The general rule no doubt is, as above stated, that an innocent holder, appropriating or disposing of stolen property, is liable for conversion. Both at common law (Turnbull v. Bowyer,40 N.Y. 456) and under the Negotiable Instruments Law, a holder in due course of negotiable paper takes good title even from a thief. As to stock certificates, see Turnbull v. LongacreBank, 249 N.Y. 159. United States government bonds, payable to bearer, and like bonds of corporations, circulate today as freely as money; title passes by delivery. A broker accepting such securities for disposition on behalf of a customer has little or no means of warning or inquiry such as indorsements or other relationships might suggest. The securities pass from hand to hand by delivery. He is a mere conduit between the seller and the purchaser, for which he receives a small commission. The purchaser is not liable for conversion, yet the broker, acting without any ground for suspicion, is said to be liable for the full value of the security which he has sold, although he has paid the purchase money over to the *475 seller. The harshness of such a rule has been recognized by the courts in repudiating his liability Public policy does not demand the extension of liability for innocent acts to such a case. InPratt v. Higginson (230 Mass. 256) the Supreme Judicial Court of Massachusetts said of brokers: "The question for decision therefore is, whether the defendants, who received and sold the bonds and accounted for the proceeds to the apparent owner without notice of any infirmity in the title or of any circumstances which should have put them upon inquiry, can be held responsible in damages by the true owner for conversion.

"The defendants undoubtedly exercised dominion over the bonds by converting them into money.
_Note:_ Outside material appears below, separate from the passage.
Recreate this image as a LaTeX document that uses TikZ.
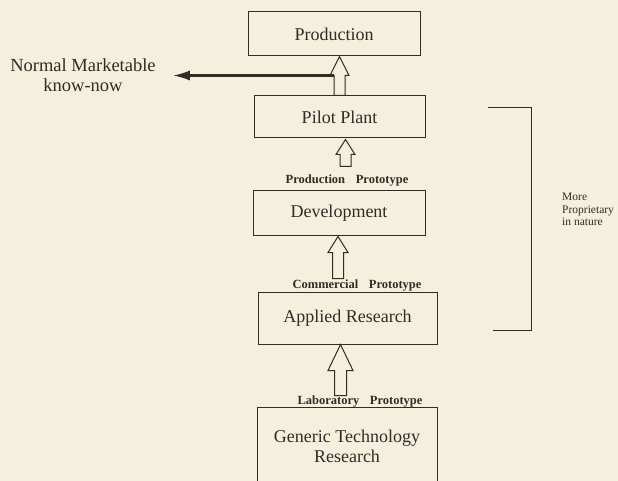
\documentclass[tikz,border=0pt]{standalone}
\usepackage{fontspec}
\setmainfont{Liberation Serif}
\usetikzlibrary{calc,arrows.meta}
\definecolor{paper}{RGB}{244,240,222}
\definecolor{ink}{RGB}{48,44,38}
\newcommand\blockarrow[5]{% bottom, tip, shaft half-width, head half-width, head length
  \draw[blk] ($(#1)+(-#3,0)$) -- ($(#2)+(-#3,#5)$) -- ($(#2)+(-#4,#5)$) -- (#2)
    -- ($(#2)+(#4,#5)$) -- ($(#2)+(#3,#5)$) -- ($(#1)+(#3,0)$) -- cycle;}
\begin{document}
\begin{tikzpicture}[x=1pt,y=-1pt,
  box/.style={draw=ink,line width=1pt,rectangle,inner sep=0pt,text=ink,
    font=\fontsize{18}{20}\selectfont,align=center},
  lbl/.style={text=ink,inner sep=0pt,font=\fontsize{12.5}{14}\bfseries},
  blk/.style={draw=ink,line width=1pt,fill=paper,line join=miter},
  side/.style={text=ink,inner sep=0pt,align=left,font=\fontsize{11.5}{12.5}\selectfont},
  brk/.style={draw=ink,line width=1pt}]
\fill[paper] (0,0) rectangle (618,481);
\useasboundingbox (0,0) rectangle (618,481);
\clip (0,0) rectangle (618,481);

% boxes
\node[box,minimum width=172pt,minimum height=44pt] (prod) at (334,34) {Production};
\node[box,minimum width=171pt,minimum height=42pt] (pp) at (339.5,117) {Pilot Plant};
\node[box,minimum width=172pt,minimum height=44pt] (dev) at (339,213) {Development};
\node[box,minimum width=179pt,minimum height=52pt] (ar) at (347.5,318) {Applied Research};
\node[box,minimum width=180pt,minimum height=78pt] (gen) at (347,446) {Generic Technology\\Research};

% labels
\node[lbl] (lp1) at (347,181) {Production\hspace{0.6em} Prototype};
\node[lbl] (lp2) at (357,286) {Commercial\hspace{0.6em} Prototype};
\node[lbl] (lp3) at (360,402) {Laboratory\hspace{0.6em} Prototype};

% left output
\node[text=ink,inner sep=0pt,align=center,font=\fontsize{18.5}{20}\selectfont] (nm) at (83,75)
  {Normal Marketable\\know-now};

% block arrows
\coordinate (a1b) at (pp.north);
\coordinate (a1t) at (pp.north |- prod.south);
\blockarrow{a1b}{a1t}{5.5}{9.5}{19}
\coordinate (branch) at ($(pp.north)+(-5.5,-20)$);
\draw[draw=ink,line width=2.2pt,shorten >=17pt,-{Latex[length=17pt,width=10pt]}] (branch) -- (branch -| nm.east);

\coordinate (a2t) at ($(pp.south)+(6,1)$);
\coordinate (a2b) at ($(a2t)+(0,27)$);
\blockarrow{a2b}{a2t}{5.5}{9.5}{15}

\coordinate (a3t) at ($(dev.south)+(-1,1)$);
\coordinate (a3b) at ($(a3t)+(0,42)$);
\blockarrow{a3b}{a3t}{5.5}{10}{16}

\coordinate (a4t) at ($(ar.south)+(-7,0)$);
\coordinate (a4b) at ($(a4t)+(0,51)$);
\blockarrow{a4b}{a4t}{6}{12.5}{26}

% bracket
\coordinate (bt1) at (488,108);
\coordinate (bt2) at (531,108);
\coordinate (bb2) at (531,330);
\coordinate (bb1) at (493,330);
\draw[brk] (bt1) -- (bt2) -- (bb2) -- (bb1);
\node[side,anchor=north west] (more) at (562,193) {More\\Proprietary\\in nature};
\end{tikzpicture}
\end{document}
If the property had consisted of chattels or non-negotiable documents, of which certificates of stock are an example, the plaintiff's title would not have been divested by a sale even to a purchaser for value and in good faith. Scollans v. Rollins, 173 Mass. 275, 278, and cases there collected. But to this rule there is a well recognized exception where the property consists of negotiable securities."

The decision of the court was that the brokers were not liable for conversion.

The Supreme Judicial Court of Maine, in Kimball v. Billings (55 Me. 147), has held to the contrary.

We are inclined to the view that the plaintiffs in this case were not liable for conversion, when, in behalf of an apparently honest customer with whom they had had past dealings, and without any cause whatever for suspicion, they sold for his account negotiable corporate bonds payable to bearer. This being so, the plaintiffs upon reacquiring the stolen bonds for value, became holders in due course and owners thereof.

For the reasons here stated, the judgment should, therefore, be affirmed, with costs.

CARDOZO, Ch. J., POUND, LEHMAN, KELLOGG, O'BRIEN and HUBBS, JJ., concur.